Wednesday, October 31, 2001

By Eleanor Chute and Jane Elizabeth, Post-Gazette Education Writers

A $175,000 study of the state's controversial cyber charter schools is missing some significant data -- information from the state's largest cyber school.

KPMG Consulting, hired by the state Department of Education to examine the cyber schools, couldn't get many statistics from The Einstein Academy Charter School, based in Morrisville, Bucks County.

The cyber school report, released yesterday by the state Department of Education, also noted that the information about the state's seven cyber schools came from the schools themselves. The report noted numerous times that its information "has not been independently audited" by the consultants.

Among recommendations in the report:

The state should consider a set per-pupil payment for districts whose students enroll in cyber charters. Because the schools draw from all over the state, different districts currently pay differing amounts for the same cyber school education.

Both the student and cyber charter officials should let the home district know when a student enrolls in a cyber charter.

Cyber charter schools should keep detailed records on finances, management and student enrollment.

Cyber charter schools need to come up with ways to allow residents statewide to have access to cyber school board meetings.

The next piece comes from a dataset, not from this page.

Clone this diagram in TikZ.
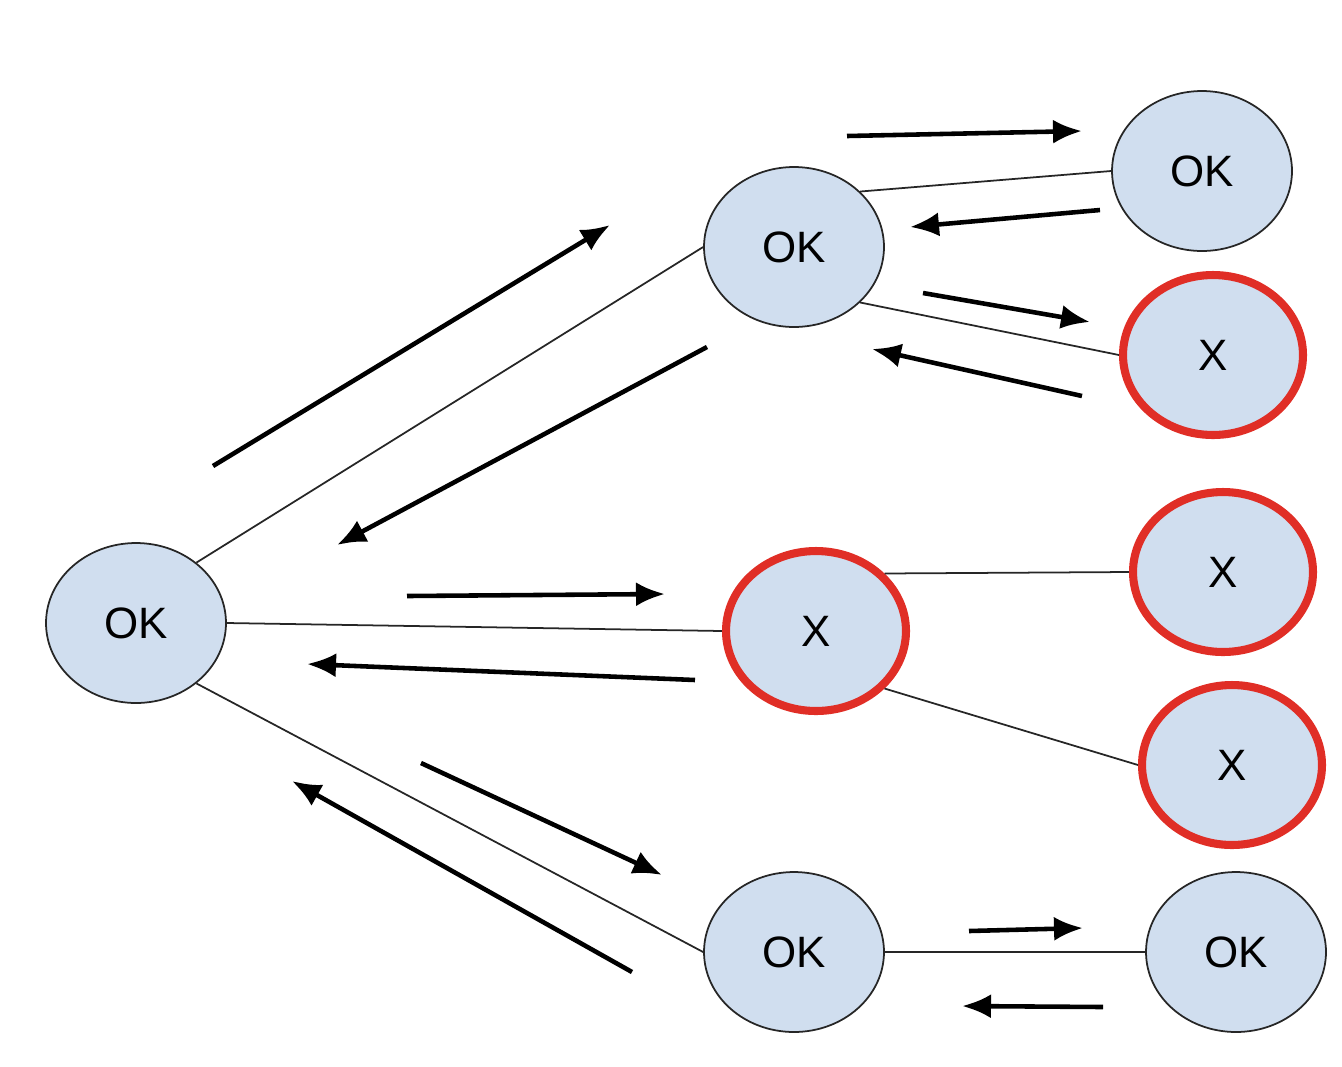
\documentclass[tikz,border=0pt]{standalone}
\usepackage{fontspec}
\setmainfont{Liberation Sans}
\usepackage{tikz}
\usetikzlibrary{shapes.geometric, arrows.meta}
\definecolor{bleuclair}{RGB}{208,222,239}
\definecolor{rougeX}{RGB}{224,46,38}

\begin{document}
\begin{tikzpicture}[x=0.02cm, y=-0.02cm,
  etat/.style={ellipse, draw=black!85, line width=1pt, fill=bleuclair,
    minimum width=3.6cm, minimum height=3.2cm, inner sep=0pt,
    font=\fontsize{25}{30}\selectfont},
  echec/.style={etat, draw=rougeX, line width=4.6pt},
  lien/.style={line width=1pt, black!85},
  fleche/.style={line width=2.6pt, -{Latex[length=5.8mm, width=4.8mm]}}]
  \useasboundingbox (0,0) rectangle (1342,1066);

  % Noeuds
  \node[etat]  (racine)  at (136,623)  {OK};
  \node[etat]  (hautOK)  at (794,247)  {OK};
  \node[echec] (milieuX) at (816,631)  {X};
  \node[etat]  (basOK)   at (794,952)  {OK};
  \node[etat]  (feuilleOKa) at (1202,171) {OK};
  \node[echec] (feuilleXa)  at (1213,355) {X};
  \node[echec] (feuilleXb)  at (1223,572) {X};
  \node[echec] (feuilleXc)  at (1232,765) {X};
  \node[etat]  (feuilleOKb) at (1236,952) {OK};

  % Liens
  \draw[lien] (racine.45) -- (hautOK.west);
  \draw[lien] (racine.east) -- (milieuX.west);
  \draw[lien] (racine.-45) -- (basOK.west);
  \draw[lien] (hautOK.40) -- (feuilleOKa.west);
  \draw[lien] (hautOK.-40) -- (feuilleXa.west);
  \draw[lien] (milieuX.40) -- (feuilleXb.west);
  \draw[lien] (milieuX.-40) -- (feuilleXc.west);
  \draw[lien] (basOK.east) -- (feuilleOKb.west);

  % Flèches (aller / retour)
  \coordinate (d1) at (213,466);  \coordinate (a1) at (610,225);
  \coordinate (d2) at (707,347);  \coordinate (a2) at (337,545);
  \coordinate (d3) at (407,596);  \coordinate (a3) at (665,594);
  \coordinate (d4) at (695,680);  \coordinate (a4) at (307,664);
  \coordinate (d5) at (421,763);  \coordinate (a5) at (662,875);
  \coordinate (d6) at (632,972);  \coordinate (a6) at (292,781);
  \coordinate (d7) at (847,136);  \coordinate (a7) at (1082,131);
  \coordinate (d8) at (1100,210); \coordinate (a8) at (910,227);
  \coordinate (d9) at (923,293);  \coordinate (a9) at (1090,322);
  \coordinate (d10) at (1082,396); \coordinate (a10) at (872,349);
  \coordinate (d11) at (969,931); \coordinate (a11) at (1083,928);
  \coordinate (d12) at (1103,1007); \coordinate (a12) at (962,1006);
  \foreach \i in {1,...,12}
    \draw[fleche] (d\i) -- (a\i);
\end{tikzpicture}
\end{document}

Despite the self-reported data and the lack of information from the Einstein school, which enrolls about 58 percent of the state's cyber charter students, state Department of Education officials said they were pleased with the report.

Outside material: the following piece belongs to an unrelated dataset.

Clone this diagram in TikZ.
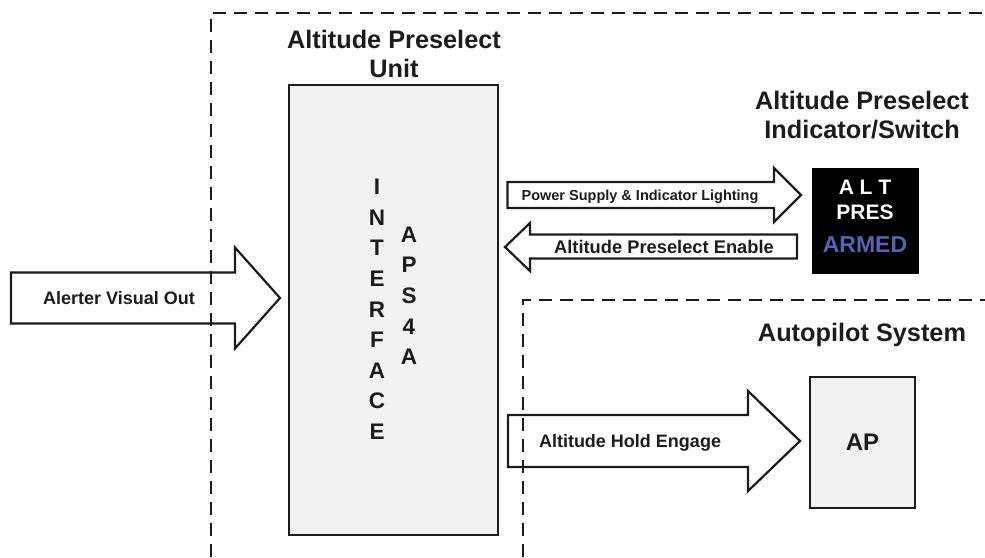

Beth Gaydos, spokeswoman for the education department, said, "We of course would have liked full participation. We still feel this gives us an accurate snapshot of [cyber] charter schools.

"The study shows what thousands of Pennsylvania parents already know, that cyber schools provide innovative education for children."

But Tom Gentzel, assistant executive director of the Pennsylvania School Boards Association, said, "I don't know how they can be comfortable they have an accurate snapshot of cyber schools when the program that has over half the students in the state has said very little."

David Broderic, executive director of the state Senate Education Committee, said, "Einstein's refusal to provide information speaks volumes about the need for greater accountability measures."

Einstein officials could not be reached for comment.

Currently, there are at least two bills in the state Legislature that deal with charter schools -- a House bill that says cyber schools should be licensed by the state and a Senate bill that would require cyber schools to have separate agreements with each school district that sends a student to the school.

Cyber charter schools, which are public schools, have been controversial in part because a cyber school can enroll students from throughout the state, not just from one district. Some school district officials have complained they've received bills for students they never heard of.

School districts, including some in Butler County, have won lawsuits against Einstein Academy, with judges ruling that for the time being, they don't have to pay for Einstein students. In the meantime, the state is withholding thousands of dollars in subsidy payments from school districts that have refused to pay cyber tuition bills.

Under state law, the home school district must pay a fee, which varies by district, for each student who enrolls in a cyber charter school.

With many of the fees topping $6,000 a year per student, some critics have contended that cyber charter schools are making money. In fact, the KPMG study says that two of the cyber schools have fund balances. But the report said that the Western Pennsylvania Cyber Charter School, which is chartered by the Midland School District in Beaver County and has about 1,000 students, plans to provide more service and will eliminate the fund balance.

The SusQ-Cyber Charter School, which serves districts in the Central Susquehanna Intermediate Unit and has 76 students, is considering returning dividends to school districts, according to the report.

The Pennsylvania School Boards Association has filed a lawsuit challenging whether cyber schools can be considered charter schools. Results from the report indicate that the schools may not actually be very "cyber."

Typically, the student logs onto an online curriculum provider's Web site to receive the day's assignments. Most assignments then are done offline using a textbook. The report said some students may spend as little as 20 percent of their time online, and even less for elementary students.

The study complimented the Pennsylvania Virtual Charter School, chartered by Norristown Area School District in Montgomery County. The school, which has 622 students in kindergarten through second grade, uses the K-12 curriculum developed by former U.S. Education Secretary William Bennett and his associates.